When I was a good girl, I didn’t know how to let go and enjoy sex. Now that I’ve become a bad girl, I’m getting it all figured out. You see, knowing our bodies is something us bad girls get good at.

I’m better at communicating what I need. Just in case you’re curious, it’s you on your elbows over me, holding a steady missionary with a slow, deep stroke that rubs your low belly across my clit as you thrust. I’m under you, arms around your neck. My long thighs are up, and my cunt is arched up toward you. You can feel my warm breath on your neck as my moans slide into your ears. By all means, feel free to use that when you think about fucking me, because let’s be honest, you know you do. 

This was the first time I gave Daddy a lesson on it, and I made sure to give him some very positive feedback when he did a good job. 

“Fuck yes, just like that. Don’t stop.” 

“Mmmph, if you want to make me cum, that’s just what you need to do.” 

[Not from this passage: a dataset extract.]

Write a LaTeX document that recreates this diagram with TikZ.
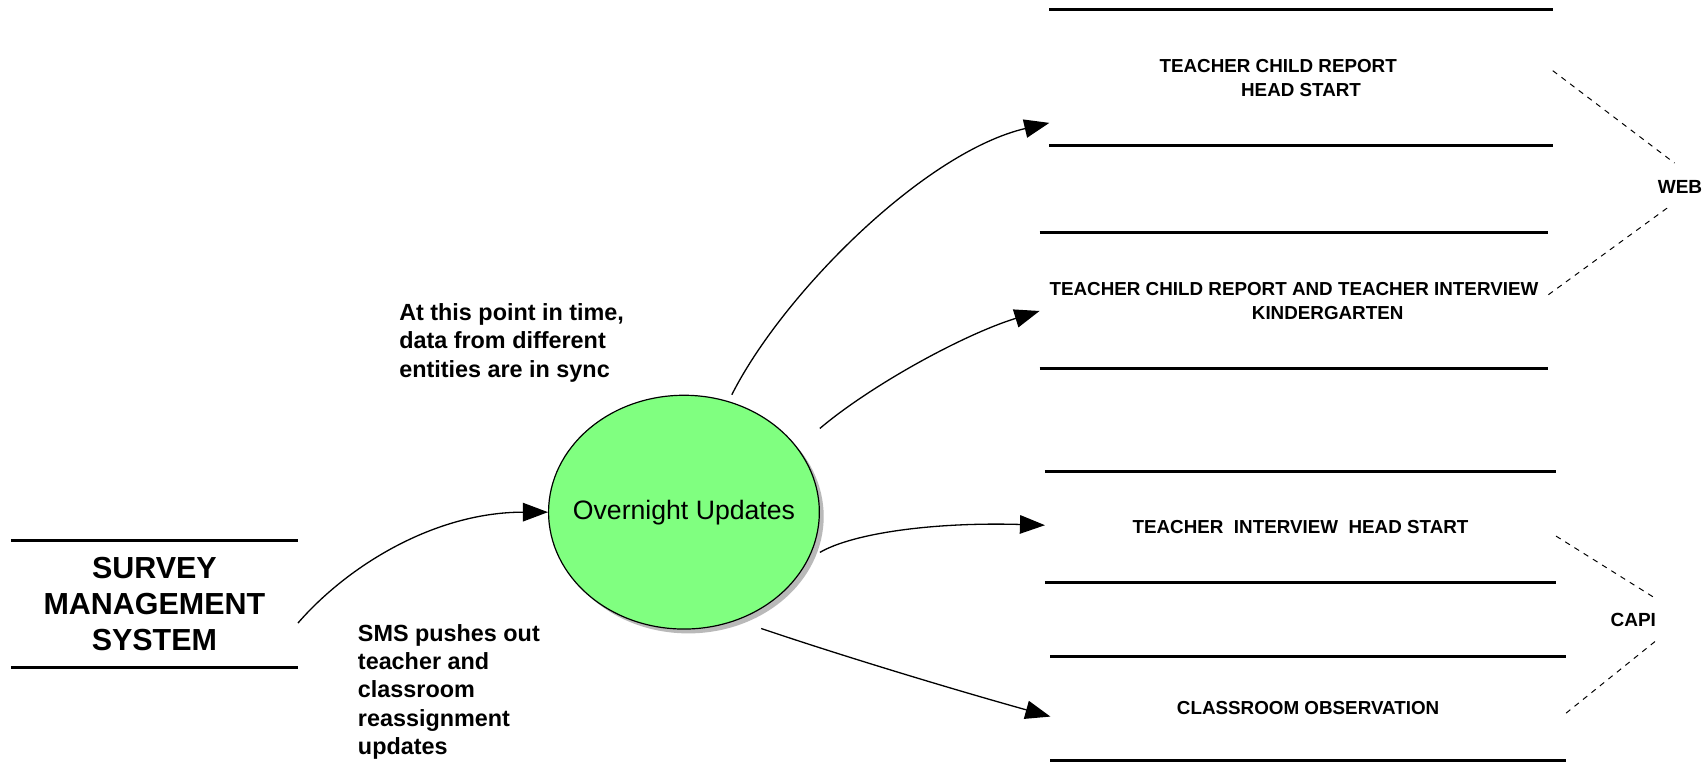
\documentclass[tikz,border=0pt]{standalone}
\usepackage{fontspec}
\setmainfont{Liberation Sans}
\usetikzlibrary{arrows.meta,shapes.geometric,calc}
\definecolor{ovgreen}{HTML}{80FF80}
\begin{document}
\begin{tikzpicture}[x=1pt,y=-1pt,
  boxline/.style={line width=2.8pt},
  conn/.style={line width=1.2pt,-{Triangle[length=23pt,width=17pt]}},
  dashconn/.style={line width=0.9pt,dash pattern=on 5pt off 5pt},
  store/.style={inner sep=0pt,outer sep=0pt,align=center,font=\fontsize{17.3}{22}\selectfont\bfseries},
  note/.style={inner sep=0pt,align=left,anchor=north west,font=\fontsize{21.5}{26}\selectfont\bfseries},
  tag/.style={inner sep=0pt,font=\fontsize{17.5}{22}\selectfont\bfseries},
  bubble/.style={ellipse,minimum width=249pt,minimum height=215pt,inner sep=0pt}
]
\useasboundingbox (0,0) rectangle (1568,700.8);

% Survey management system
\node[inner sep=0pt,outer sep=0pt,align=center,minimum width=264pt,minimum height=117pt,
  font=\fontsize{28}{33.5}\selectfont\bfseries] (sms) at (142,555.5) {SURVEY\\MANAGEMENT\\SYSTEM};
\draw[boxline] (sms.north west) -- (sms.north east);
\draw[boxline] (sms.south west) -- (sms.south east);

% process
\node[bubble,fill=gray!55] (shadow) at (633,475) {};
\node[bubble,draw,line width=1.1pt,fill=ovgreen] (ou) at (629,471) {};
\node[inner sep=0pt,font=\fontsize{24.5}{28}\selectfont] (oulabel) at (ou.center) {Overnight Updates};

% data stores
\node[store,minimum width=463pt,minimum height=125pt] (b1) at (1196.5,71.5)
  {TEACHER CHILD REPORT\hspace*{42pt}\\HEAD START};
\node[store,minimum width=468pt,minimum height=125pt] (b2) at (1190,276.5)
  {TEACHER CHILD REPORT AND TEACHER INTERVIEW\\\hspace*{62pt}KINDERGARTEN};
\node[store,minimum width=470pt,minimum height=102pt] (b3) at (1196,485)
  {TEACHER\ \ INTERVIEW\ \ HEAD START};
\node[store,minimum width=474pt,minimum height=95pt] (b4) at (1203,651.5)
  {CLASSROOM OBSERVATION};
\foreach \b in {b1,b2,b3,b4}{
  \draw[boxline] (\b.north west) -- (\b.north east);
  \draw[boxline] (\b.south west) -- (\b.south east);
}

% notes
\node[note] (n1) at (367,279) {At this point in time,\\data from different\\entities are in sync};
\node[note] (n2) at (329,574) {SMS pushes out\\teacher and\\classroom\\reassignment\\updates};

% mode labels
\node[tag] (web) at (1545,172) {WEB};
\node[tag] (capi) at (1502,570) {CAPI};

% connectors
\draw[conn] ($(sms.east)+(0,17.5)$) .. controls (320,520) and (400,471) .. (ou.west);
\draw[conn] ($(ou.center)+(44,-108)$) .. controls (720,270) and (850,140) .. ($(b1.south west)+(0,-21)$);
\draw[conn] ($(ou.center)+(125,-77)$) .. controls (800,355) and (885,308) .. ($(b2.west)+(0,9.5)$);
\draw[conn] ($(ou.center)+(125,37)$) .. controls (785,490) and (860,480) .. ($(b3.west)+(0,-2)$);
\draw[conn] ($(ou.center)+(71,107)$) .. controls (780,605) and (880,635) .. ($(b4.west)+(0,7.5)$);

\draw[dashconn] ($(b1.east)+(0,-6.5)$) -- ($(web.center)+(-5,-22)$);
\draw[dashconn] ($(b2.east)+(0,-5.5)$) -- ($(web.center)+(-10,18)$);
\draw[dashconn] ($(b3.east)+(0,8)$) -- ($(capi.center)+(20,-20)$);
\draw[dashconn] ($(capi.center)+(20,20)$) -- ($(b4.east)+(0,4.5)$);
\end{tikzpicture}
\end{document}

He was a quick learner. With just the right guidance, Daddy got just the right angle to give me just the right thrusts that ended up with my sweet little pussy getting just the right kind of release all over his cock. He came not long after. 

~

As soon as we finished, Daddy’s persona faded. We settled our sweaty bodies restfully onto the bed. 

“That was really good sex.” 

“Yeah, it was,” I agreed as my fingers dragged lazily across his freckled skin. 

“Can I ask you—?” He started before stopping himself out of doubt. 

“Go ahead.” I encouraged him. 

“Do you think a person who feels a really intense connection with someone can just wake up one day and not feel it?”  

“Are you talking about that girl you told me about last time?” 

“Yeah.” His look was no longer one of dominance and power. He was just a man being vulnerable with his feelings.

We spent the next 10 minutes in deep conversation about love and loss, about heartache and letting go. I rubbed his back while holding space for the conversation and the feelings that flowed with it. 

When we finished talking, he thanked me. I kissed him goodnight and went upstairs to snuggle up and fall asleep with my good little submissive. These are just the kinds of things you do when you’re a bad, bad girl.